In the last operation setting, the power plant is operated for different time periods in wet and dry months. In dry months, it is operated for 10 h/d and in wet months for 3 h/d. Under this scenario, the energy generated in May to November (wet months) is far less than that generated in the dry period. While comparing the future monthly energy generation at 8 different cases of assumed operating time period, the maximum monthly energy was generated in the month of February in B2 scenario of 2050s which is 24.09 GWh. This energy was generated while running hydropower for uniform time period of 10 h/d throughout the year. Similarly, the minimum monthly energy was generated in month of June in A2 scenarios of both 2020s and 2080s, which is 4.4 GWh. This was generated while running hydropower for 3 h/d throughout the year.

The total annual power generation for different operating time periods in 2020s, 2050s and 2080s under scenarios A2 and B2 is presented in Table 7. In addition, the percentage change in power generation is calculated against the total annual power generation of 143 GWh in the baseline period (1982–2009). While comparing all the cases, the maximum energy is generated when the plant is operated for 10 h/d in the dry months and 3 h/d in the wet months. Compared to the baseline energy generation, the average energy generation may decrease by at least 30 % in both A2 and B2 scenarios in the future. The least reduction in power generation (8–13 %), when compared to the baseline scenario, is observed when the reservoir is operated for 10 h/d in the dry months and 3 h/d in the wet months. The maximum total annual energy generated in this case is 131.23 GWh for B2 in 2050s, while the minimum total energy generated is 125 GWh for A2 in 2080s.

5 Conclusions

The main objective of this study was to assess the impact of climate change on water resources in the Kulekhani watershed and its impact on hydropower generation in the Kulekhani Hydropower project in Nepal. We have downscaled future precipitation and temperature data from HadCM3 GCM, and subsequently, used that data as input to simulate river discharge in the Kulekhani River for baseline and future periods.
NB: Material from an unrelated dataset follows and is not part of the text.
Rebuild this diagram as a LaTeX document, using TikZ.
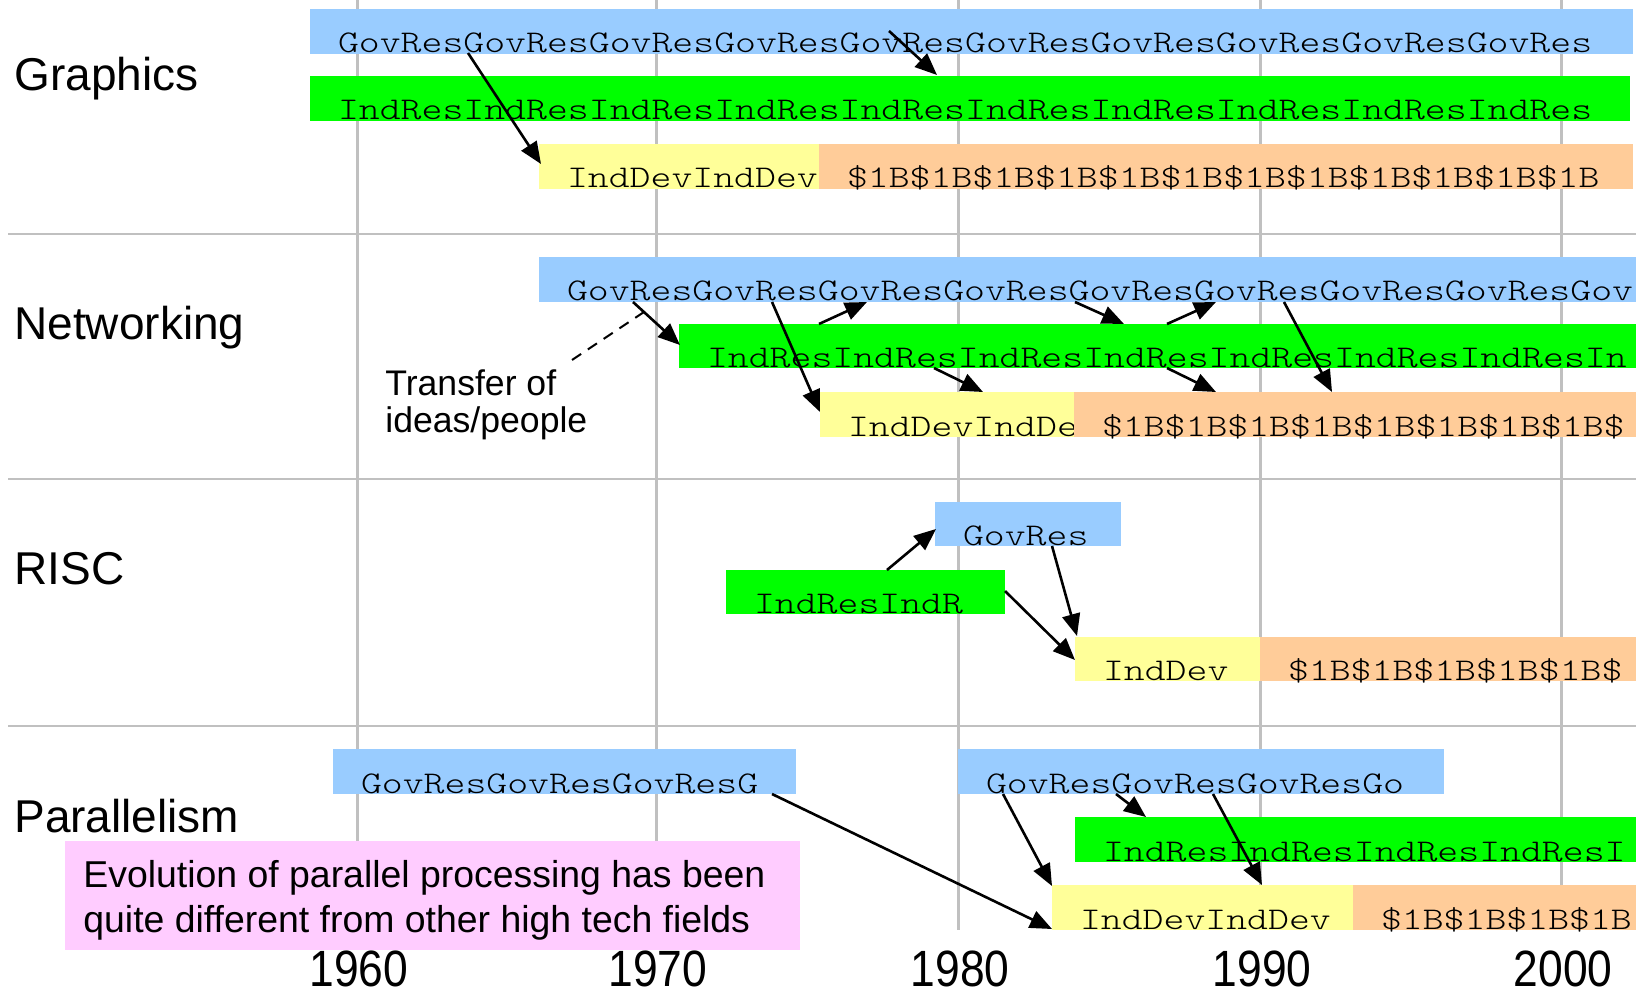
\documentclass[tikz,border=0pt]{standalone}
\usepackage{fontspec}
\setmainfont{Liberation Sans}
\newfontfamily\barfont[FakeStretch=1.26]{Latin Modern Mono Light}
\newfontfamily\yearfont[FakeStretch=0.87]{Liberation Sans}
\usetikzlibrary{arrows.meta,calc}

\definecolor{govblue}{HTML}{99CCFF}
\definecolor{indgreen}{HTML}{00FF00}
\definecolor{devyellow}{HTML}{FFFF99}
\definecolor{bigorange}{HTML}{FFCC99}
\definecolor{notepink}{HTML}{FFCCFF}
\definecolor{gridgray}{HTML}{C0C0C0}

% one timeline bar: name, colour, x1, y1, x2, y2, repeated label
\newcommand{\tlbar}[7]{%
  \node[barbox, fill=#2, minimum width={(#5-#3)*0.5pt},
        minimum height={(#6-#4)*0.5pt}] (#1) at (#3,#4) {};
  \node[bartext] (#1-t) at ($(#1.south west)+(28,-1)$) {#7};
}

\begin{document}
\begin{tikzpicture}[x=0.5pt,y=-0.5pt,
  barbox/.style={draw=none, inner sep=0pt, outer sep=0pt, anchor=north west},
  bartext/.style={inner sep=0pt, outer sep=0pt, anchor=base west,
                  font=\barfont\fontsize{15.8}{19}\selectfont},
  rowlabel/.style={inner sep=0pt, anchor=base west, font=\fontsize{23}{27}\selectfont},
  notetext/.style={inner sep=0pt, anchor=base west, font=\fontsize{18.7}{22}\selectfont},
  xfertext/.style={inner sep=0pt, anchor=base west, font=\fontsize{17.8}{21}\selectfont},
  yearlabel/.style={inner sep=0pt, anchor=base, font=\yearfont\fontsize{25.5}{30}\selectfont},
  gridline/.style={draw=gridgray, line width=1.5pt},
  rowsep/.style={draw=gridgray, line width=1.2pt},
  flow/.style={-{Triangle[length=11pt,width=9pt]}, line width=1.3pt, black},
  xferline/.style={black, line width=1pt, dash pattern=on 5.5pt off 4pt}]

\useasboundingbox (0,0) rectangle (1636,994);
\begin{scope}
\clip (0,0) rectangle (1636,994);

% decade grid and year labels
\foreach \yr/\gx in {1960/357,1970/656,1980/958,1990/1260,2000/1561}{
  \draw[gridline] (\gx,0) -- (\gx,930);
  \node[yearlabel] (y\yr) at (\gx+2,986) {\yr};
}

% row separators
\draw[rowsep] (8,234) -- (1636,234);
\draw[rowsep] (8,479) -- (1636,479);
\draw[rowsep] (8,726) -- (1636,726);

% row titles
\node[rowlabel] (lgraphics) at (14,91) {Graphics};
\node[rowlabel] (lnetworking) at (14,340) {Networking};
\node[rowlabel] (lrisc) at (14,584) {RISC};
\node[rowlabel] (lparallel) at (14,832) {Parallelism};

% Graphics
\tlbar{grGov}{govblue}{310}{9}{1633}{54}{GovResGovResGovResGovResGovResGovResGovResGovResGovResGovRes}
\tlbar{grInd}{indgreen}{310}{76}{1630}{121}{IndResIndResIndResIndResIndResIndResIndResIndResIndResIndRes}
\tlbar{grDev}{devyellow}{539}{144}{819}{189}{IndDevIndDev}
\tlbar{grBig}{bigorange}{819}{144}{1633}{189}{\$1B\$1B\$1B\$1B\$1B\$1B\$1B\$1B\$1B\$1B\$1B\$1B}

% Networking
\tlbar{nwGov}{govblue}{539}{257}{1636}{302}{GovResGovResGovResGovResGovResGovResGovResGovResGov}
\tlbar{nwInd}{indgreen}{679}{324}{1636}{368}{IndResIndResIndResIndResIndResIndResIndResIn}
\tlbar{nwDev}{devyellow}{820}{392}{1074}{437}{IndDevIndDev}
\tlbar{nwBig}{bigorange}{1074}{392}{1636}{437}{\$1B\$1B\$1B\$1B\$1B\$1B\$1B\$1B\$}

% RISC
\tlbar{riGov}{govblue}{935}{502}{1121}{546}{GovRes}
\tlbar{riInd}{indgreen}{726}{570}{1005}{614}{IndResIndR}
\tlbar{riDev}{devyellow}{1075}{637}{1260}{681}{IndDev}
\tlbar{riBig}{bigorange}{1260}{637}{1636}{681}{\$1B\$1B\$1B\$1B\$1B\$}

% Parallelism
\tlbar{paGovA}{govblue}{333}{749}{796}{794}{GovResGovResGovResG}
\tlbar{paGovB}{govblue}{958}{749}{1444}{794}{GovResGovResGovResGo}
\tlbar{paInd}{indgreen}{1075}{817}{1636}{862}{IndResIndResIndResIndResI}
\tlbar{paDev}{devyellow}{1052}{885}{1353}{930}{IndDevIndDev}
\tlbar{paBig}{bigorange}{1353}{885}{1636}{930}{\$1B\$1B\$1B\$1B}

% note box
\node[barbox, fill=notepink, minimum width=367.5pt, minimum height=54.5pt] (note) at (65,841) {};
\node[notetext] (note-a) at (83,887) {Evolution of parallel processing has been};
\node[notetext] (note-b) at (83,932) {quite different from other high tech fields};

% transfer annotation
\node[xfertext] (xfer-a) at (385,395) {Transfer of};
\node[xfertext] (xfer-b) at (385,432) {ideas/people};
\coordinate (xfer) at (572,360);

% Graphics flows
\draw[flow] ($(grGov.south west)+(158,-1)$) -- ($(grDev.north west)+(2,20)$);
\draw[flow] ($(grGov.south west)+(579,-23)$) -- ($(grInd.north west)+(627,-1)$);

% Networking flows
\draw[flow] ($(nwGov.south west)+(94,0)$) -- ($(nwInd.north west)+(1,21)$);
\draw[flow] ($(nwGov.south west)+(233,0)$) -- ($(nwDev.north west)+(0,20)$);
\draw[flow] ($(nwInd.north west)+(140,0)$) -- ($(nwGov.south west)+(328,0)$);
\draw[flow] ($(nwInd.south west)+(255,0)$) -- ($(nwDev.north west)+(163,0)$);
\draw[flow] ($(nwGov.south west)+(536,0)$) -- ($(nwInd.north west)+(445,0)$);
\draw[flow] ($(nwInd.north west)+(488,0)$) -- ($(nwGov.south west)+(677,0)$);
\draw[flow] ($(nwInd.south west)+(488,0)$) -- ($(nwBig.north west)+(142,0)$);
\draw[flow] ($(nwGov.south west)+(745,0)$) -- ($(nwBig.north west)+(258,0)$);
\draw[xferline] (xfer) -- ($(nwGov.south west)+(108,8)$);

% RISC flows
\draw[flow] ($(riInd.north west)+(161,0)$) -- ($(riGov.south west)+(1,-17)$);
\draw[flow] ($(riGov.south west)+(117,0)$) -- ($(riDev.north west)+(2,-1)$);
\draw[flow] ($(riInd.north east)+(0,21)$) -- ($(riDev.north west)+(0,23)$);

% Parallelism flows
\draw[flow] ($(paGovA.south west)+(439,0)$) -- ($(paDev.south west)+(0,-1)$);
\draw[flow] ($(paGovB.south west)+(45,0)$) -- ($(paDev.north west)+(0,1)$);
\draw[flow] ($(paGovB.south west)+(158,0)$) -- ($(paInd.north west)+(71,0)$);
\draw[flow] ($(paGovB.south west)+(255,0)$) -- ($(paDev.north west)+(210,0)$);

\end{scope}
\end{tikzpicture}
\end{document}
This discharge was then used to simulate the energy production for different hours of operation of power plant per day for wet and dry months.

The maximum and minimum temperatures were found to increase for most months under both A2 and B2 scenarios. The highest rise in minimum temperature was more than that for maximum temperature, which indicates that the watershed is also increasingly warmed. Precipitation was found to increase in Chisapani station and decrease in Daman and Thankot stations.

The change in river discharge under both scenarios did not show any fixed trend. Future runoff in the watershed decreases for two months (June and August) during the wet months, and for most months during the dry month period, the discharge increases under both scenarios. HEC-ResSim model was used to simulate the hydropower production under different operating times under future climate scenarios. Assuming a hydropower operation time of 7 h/d during the baseline period (1982–2009), the average power production may decrease by at least 30 % under both A2 and B2 scenarios in the future. However, the maximum energy generation was observed when the reservoir is operated for 10 h/d in the dry months and 4 h/d in the wet months, reducing the power generation only by 8–13 % compared to the baseline period.

The rule curve of Kulekhani hydropower was developed in 1982 when the country was not facing any power outage problem and also there was not much of a gap between electricity demand and supply. Therefore, operating the reservoir following the same rule curve becomes difficult to match the water release in all months in the future. Therefore, revising the rule curve of the Kulekhani hydropower is essential to maintain or increase the power production under climate change scenarios in the Kulekhani watershed.